A has been delivering to the homebound in the south of Glasgow far longer than me, but I reckon I'd known Maisie for about 7 years. She loved reading. She liked a mixture of books. As soon as we worked out she was Andy Murray's biggest fan (that was easy: she had his picture up on the wall of her retirement flat), we started looking out for books about or by him. She also loved Tartan Noir, especially by women writers like Caro Ramsay, Lin Anderson and Denise Mina. Biographies and autobiographies also went down well with her.
Almost the first thing she told me about herself was that she'd been married twice. The first marriage, I gathered, was a disaster but in widowhood Maisie met the man she'd always dreamed of and married him and had a few years of real happiness before he, too, died. She wasn't a remarkable woman, our Maisie, just a decent wumman in the Glasgow style. Adored her sons and grandchildren.

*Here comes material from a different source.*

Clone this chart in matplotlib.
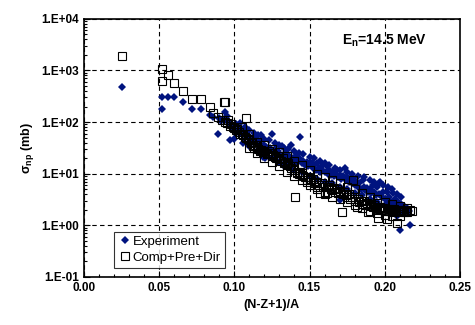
import numpy as np
import matplotlib
matplotlib.use("Agg")
import matplotlib.pyplot as plt
from matplotlib.ticker import FuncFormatter, LogLocator, MultipleLocator

plt.rcParams["font.family"] = ["Liberation Sans", "DejaVu Sans"]

# experiment (diamonds)
exp_x = [
    0.025, 0.052, 0.052, 0.056, 0.060, 0.0655, 0.072, 0.078, 0.0835, 0.086,
    0.089, 0.094, 0.097, 0.100, 0.090, 0.091, 0.093, 0.095, 0.096, 0.097,
    0.098, 0.099, 0.100, 0.101, 0.102, 0.103, 0.104, 0.105, 0.106, 0.107,
    0.108, 0.109, 0.110, 0.111, 0.112, 0.113, 0.114, 0.115, 0.116, 0.117,
    0.118, 0.119, 0.119, 0.120, 0.1205, 0.121, 0.122, 0.123, 0.124, 0.125,
    0.126, 0.127, 0.128, 0.129, 0.130, 0.1316, 0.1326, 0.133, 0.134, 0.135,
    0.136, 0.137, 0.138, 0.139, 0.140, 0.141, 0.142, 0.1437, 0.144, 0.145,
    0.146, 0.147, 0.148, 0.149, 0.150, 0.1515, 0.152, 0.153, 0.154, 0.155,
    0.156, 0.157, 0.158, 0.159, 0.160, 0.1615, 0.162, 0.163, 0.164, 0.165,
    0.166, 0.167, 0.168, 0.169, 0.170, 0.170, 0.171, 0.172, 0.1736, 0.174,
    0.175, 0.176, 0.177, 0.178, 0.179, 0.180, 0.181, 0.182, 0.183, 0.184,
    0.1857, 0.186, 0.187, 0.188, 0.189, 0.190, 0.191, 0.1925, 0.193, 0.194,
    0.195, 0.196, 0.197, 0.198, 0.199, 0.200, 0.2013, 0.202, 0.203, 0.204,
    0.2057, 0.206, 0.207, 0.208, 0.208, 0.209, 0.210, 0.210, 0.211, 0.212,
    0.213, 0.214, 0.215, 0.2168, 0.216,
    # upper edge of the band
    0.104, 0.107, 0.110, 0.113, 0.116, 0.120, 0.123, 0.127, 0.130, 0.133,
    0.136, 0.140, 0.143, 0.146, 0.150, 0.153, 0.157, 0.160, 0.163, 0.167,
    0.170, 0.175, 0.178, 0.182, 0.186, 0.190, 0.193, 0.196, 0.199, 0.202,
    0.205, 0.208, 0.211,
    # lower edge of the band
    0.106, 0.110, 0.115, 0.120, 0.125, 0.130, 0.135, 0.140, 0.145, 0.150,
    0.155, 0.160, 0.165, 0.170, 0.175, 0.180, 0.185, 0.190, 0.195, 0.200,
    0.205, 0.210, 0.213,
]
exp_y = [
    470, 310, 180, 300, 300, 245, 178, 180, 138, 128,
    59, 160, 45, 47, 120, 105, 110, 130, 100, 96,
    88, 80, 75, 90, 65, 70, 62, 68, 60, 55,
    58, 50, 52, 48, 45, 52, 42, 40, 44, 38,
    56, 21, 34, 36, 20, 33, 30, 29, 32, 59,
    27, 30, 26, 28, 24, 34, 15, 22, 25, 21,
    23, 19, 36, 20, 18, 22, 17, 52, 19, 16,
    18, 15, 17, 14, 16, 16, 13, 15, 12, 16,
    13, 11, 12, 15, 11, 14, 10, 12, 9.5, 11,
    9, 10, 12, 8.5, 9.5, 3.1, 8, 9, 12.7, 7.5,
    8.5, 7, 8, 6.5, 8.1, 6, 7, 5.5, 6.5, 5,
    7.6, 5.5, 4.8, 5.2, 4.5, 5, 4.2, 6, 4.5, 3.8,
    5.5, 4, 7, 3.5, 4.5, 3.2, 4.5, 3, 3.6, 2.8,
    4.2, 2.6, 3.2, 1.5, 2.5, 2.8, 0.81, 2.3, 2.6, 2.2,
    2.4, 2.0, 2.2, 1.0, 1.9,
    95, 80, 70, 62, 55, 48, 45, 40, 36, 32,
    30, 27, 25, 24, 21, 20, 18, 16, 15, 13,
    12, 11, 10, 9, 8.5, 7.5, 7, 6.5, 6, 5.5,
    5, 4, 3.5,
    40, 35, 28, 24, 20, 17, 14, 12, 11, 9,
    8, 7, 6.5, 5.5, 5, 4.2, 3.8, 3.2, 2.8, 2.5,
    2.2, 1.9, 1.7,
]

# Comp+Pre+Dir calculation (open squares)
calc_x = [
    0.025, 0.052, 0.052, 0.056, 0.060, 0.0655, 0.072, 0.078, 0.0835, 0.086,
    0.089, 0.094, 0.093, 0.092, 0.094, 0.095, 0.096, 0.097, 0.098, 0.099,
    0.100, 0.101, 0.102, 0.103, 0.104, 0.105, 0.106, 0.107, 0.108, 0.108,
    0.109, 0.110, 0.111, 0.112, 0.1126, 0.113, 0.114, 0.115, 0.116, 0.117,
    0.118, 0.119, 0.120, 0.1216, 0.122, 0.123, 0.124, 0.125, 0.126, 0.127,
    0.128, 0.129, 0.130, 0.131, 0.1326, 0.133, 0.134, 0.135, 0.136, 0.137,
    0.138, 0.139, 0.140, 0.1404, 0.1416, 0.142, 0.143, 0.144, 0.145, 0.146,
    0.147, 0.148, 0.148, 0.149, 0.150, 0.151, 0.152, 0.153, 0.154, 0.155,
    0.156, 0.157, 0.158, 0.159, 0.160, 0.1615, 0.162, 0.163, 0.164, 0.165,
    0.166, 0.167, 0.168, 0.169, 0.170, 0.1714, 0.172, 0.173, 0.174, 0.175,
    0.176, 0.177, 0.178, 0.179, 0.180, 0.1814, 0.182, 0.183, 0.184, 0.185,
    0.186, 0.187, 0.188, 0.189, 0.190, 0.191, 0.192, 0.193, 0.194, 0.1947,
    0.1957, 0.196, 0.197, 0.198, 0.199, 0.200, 0.2013, 0.202, 0.203, 0.204,
    0.205, 0.206, 0.207, 0.208, 0.209, 0.210, 0.211, 0.212, 0.213, 0.214,
    0.215, 0.2168, 0.218,
    # upper edge of the band
    0.105, 0.110, 0.115, 0.120, 0.125, 0.130, 0.135, 0.140, 0.145, 0.150,
    0.155, 0.160, 0.165, 0.170, 0.175, 0.180, 0.185, 0.190, 0.195, 0.200,
    0.205, 0.210, 0.215,
    # lower edge of the band
    0.110, 0.115, 0.120, 0.125, 0.130, 0.135, 0.140, 0.145, 0.150, 0.155,
    0.160, 0.165, 0.170, 0.175, 0.180, 0.185, 0.190, 0.195, 0.200, 0.205,
    0.210,
]
calc_y = [
    1940, 1050, 630, 810, 570, 400, 278, 280, 200, 152,
    128, 240, 250, 110, 100, 95, 110, 85, 90, 82,
    78, 70, 72, 65, 60, 60, 55, 52, 120, 50,
    46, 44, 40, 42, 34, 31, 36, 33, 30, 27,
    29, 26, 28, 25, 24, 27, 25, 22, 23, 21,
    20, 22, 19, 18, 20, 16, 17, 15, 16, 14,
    13, 14, 12, 3.6, 10.3, 11, 10, 11, 9.5, 9,
    8.5, 7.6, 7, 8.5, 8, 7.5, 8, 6.5, 7, 5.6,
    6, 4.2, 6.5, 5.5, 4.5, 4.2, 5.5, 6, 5, 4.8,
    5.2, 4.5, 5, 4.2, 4.6, 1.8, 4, 4.4, 3.8, 3.5,
    4, 3.3, 3.6, 7.6, 3, 2.3, 3.2, 2.8, 3, 2.6,
    2.9, 2.5, 2.7, 1.8, 2.4, 2.6, 2.3, 2.5, 2.2, 2.7,
    1.38, 2.1, 2.3, 2.0, 2.2, 1.9, 1.3, 2.1, 1.9, 2.0,
    1.8, 2.1, 1.9, 1.1, 2.0, 1.8, 2.0, 1.9, 1.8, 1.9,
    1.8, 2.0, 1.9,
    80, 58, 42, 36, 30, 26, 22, 18, 15, 12,
    10, 8.5, 7.5, 6.5, 5.5, 5, 4.2, 3.5, 3.2, 2.8,
    2.6, 2.4, 2.2,
    32, 25, 20, 17, 14, 11, 9, 7.5, 6, 5,
    4, 3.6, 3.2, 2.8, 2.5, 2.2, 1.9, 1.7, 1.6, 1.5,
    1.5,
]

fig = plt.figure(figsize=(4.75, 3.25), dpi=100)
ax = fig.add_axes([0.177, 0.148, 0.791, 0.794])

ax.plot(exp_x, exp_y, linestyle="none", marker="D", markersize=4.2,
        color="#00137f", markeredgewidth=0, label="Experiment")
ax.plot(calc_x, calc_y, linestyle="none", marker="s", markersize=6,
        markerfacecolor="none", markeredgecolor="black", markeredgewidth=0.8,
        label="Comp+Pre+Dir")

ax.set_yscale("log")
ax.set_xlim(0, 0.25)
ax.set_ylim(0.1, 1e4)
ax.xaxis.set_major_locator(MultipleLocator(0.05))
ax.xaxis.set_minor_locator(MultipleLocator(0.01))
ax.yaxis.set_major_locator(LogLocator(base=10, numticks=10))
ax.yaxis.set_minor_locator(LogLocator(base=10, subs=np.arange(2, 10), numticks=20))
ax.xaxis.set_major_formatter(FuncFormatter(lambda v, _: f"{v:.2f}"))
ax.yaxis.set_major_formatter(FuncFormatter(lambda v, _: "1.E%+03d" % round(np.log10(v))))
ax.tick_params(which="both", direction="in", labelsize=8.5, width=0.8)
ax.tick_params(which="major", length=4)
ax.tick_params(which="minor", length=2.5)
for lab in ax.get_xticklabels() + ax.get_yticklabels():
    lab.set_fontweight("bold")

ax.grid(True, which="major", color="black", linestyle=(0, (4, 3)), linewidth=0.8)
for s in ax.spines.values():
    s.set_linewidth(1.2)

ax.set_xlabel("(N-Z+1)/A", fontsize=9, fontweight="bold", labelpad=4)
ax.set_ylabel(r"σ$_{\mathregular{np}}$ (mb)", fontsize=9, fontweight="bold", labelpad=4)
ax.text(0.2, 10 ** 3.57, r"E$_{\mathregular{n}}$=14.5 MeV", fontsize=10,
        fontweight="bold", ha="center", va="center")

leg = ax.legend(loc="lower left", bbox_to_anchor=(0.08, 0.035), fontsize=9.5,
                frameon=True, fancybox=False, handletextpad=0.1,
                borderpad=0.3, labelspacing=0.3, handlelength=1.0,
                borderaxespad=0)
leg.get_frame().set_edgecolor("black")
leg.get_frame().set_linewidth(0.8)

fig.savefig("out.png", dpi=100)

Had their photos all over her flat. Worried about them and just loved to see them when they came to visit which, I'm glad to say, they did regularly.
Today A and I sat in the car park of her sheltered housing complex and noticed that her flat was empty. As was the flat where Archie used to live. Archie was the client who died before Maisie.
It's happening too often. And although there is no family bond between us and our library clients, there's a terrible sense of loss.